Truth be told, a claimed Labor campaign “blitz” kicking off on Thursday and duly reported in the media in fact involved a few short pit stops – nothing like the former Liberal PM’s feat of strength.
But a counter-argument might be this: For too long Australian politics has been selecting for weirdos who relish weird campaign trail interactions such as pretending to talk casually with strangers while being filmed by the national media.
That Mr Albanese does not seem keen on political theatre could commend him for a job whose recent occupants have disappointed most people.
But it does complicate his relationship with some sections of the media-political classes predisposed to a view that politics is always consequential and, like a real-life episode of The West Wing, and can be carried out only at an all-consuming pace.
On Thursday, Mr Albanese flatly rejected a question asking him to nominate the priorities for his first 100 days in office, saying such promises were counterproductive.
The promise of soft media coverage has helped plenty of his predecessors overcome such objections.
Breaking the mould
His office is also yet to begin seriously engaging in media manipulation games over the distribution of exclusive stories that has become the rule for Australian prime ministers. But there is yet time.

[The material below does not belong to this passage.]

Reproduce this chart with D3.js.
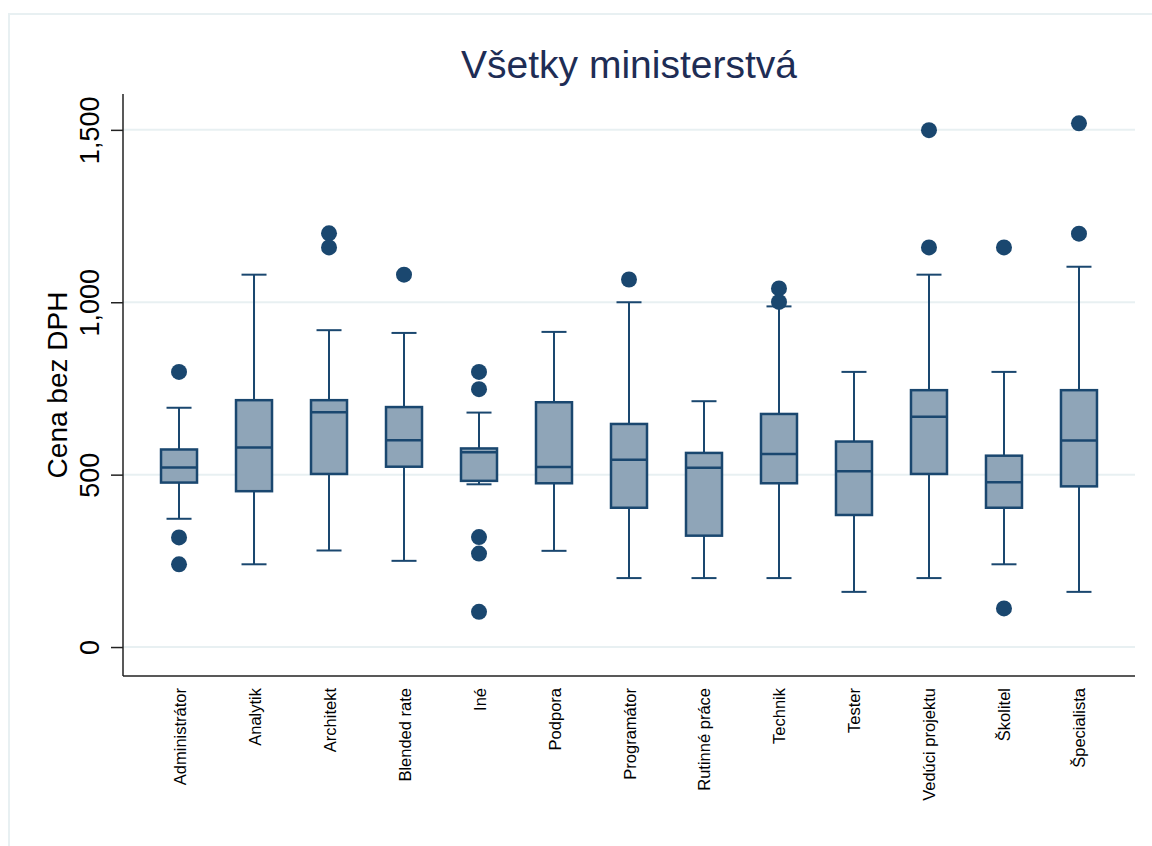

So much of Mr Albanese’s political style is a rejection of up-tempo government and the 24/7 news cycle; he is one of the few MPs in Canberra who actually pre-dates its existence.
His time off the campaign with COVID-19 is a good example.
Labor argued that slowing down and withdrawing from a six-week campaign would help; the idea was inconceivable to people who could not see beyond politics.
To his critics it was proof that he is not much chop as a campaigner.
But Mr Albanese showed himself ready to break other rules, such as bringing his front bench colleagues to the centre of the campaign despite inevitable stories laced with leadership speculation.
By showing that he could see his own limitations, Mr Albanese has marked himself as a leader with a consensus style not seen for a very long time.
That is not to say he is not cynical.
His refusal to surrender costings early – while undeserving of being shouted at – is, at its core, about prioritising politics over transparency, which is not unusual.
He laughed on Thursday at the suggestion that Labor should not have a child care policy subsidising rich parents on incomes of up to $500,000 a year.
And while he calls Mr Morrison a man obsessed with division, Labor is running a targeted Medicare scare campaigns across regional NSW.
“Doesn’t this just show that you’re just another politician?” said one of his interrogators on Thursday.
It is unclear what he might have otherwise been since being elected in 1996.
But Mr Albanese does seem to have recently developed a callousness needed to make the sometimes expedient and occasionally morally dubious decisions that might keep a prime minister in office.
His policy platform has shrunk, but is still recognisably a Labor agenda.
Only by taking steps like these could Mr Albanese securing the backing of millions of Australian voters and stand a chance of being at the apex of government.
They had to be matched by other changes to take on a sense of authority that leadership requires.
During a 2013 debate for the Labor leadership contest he presented as ill at ease, even in front of party allies on his home ground of Trades Hall. He wore baggy suits and slouched back in a way that made him sound like he was gargling words.
As he draws himself up to meet reporters’ questions and occupies space in front of TV cameras with purpose, it is clear that Mr Albanese’s changes have been more than cosmetic.
And while he has changed plenty there are ways he remains himself enough that he could yet change the way we think of leadership.
All that is left is to see if he can proceed slowly across the finish line of Australian politics.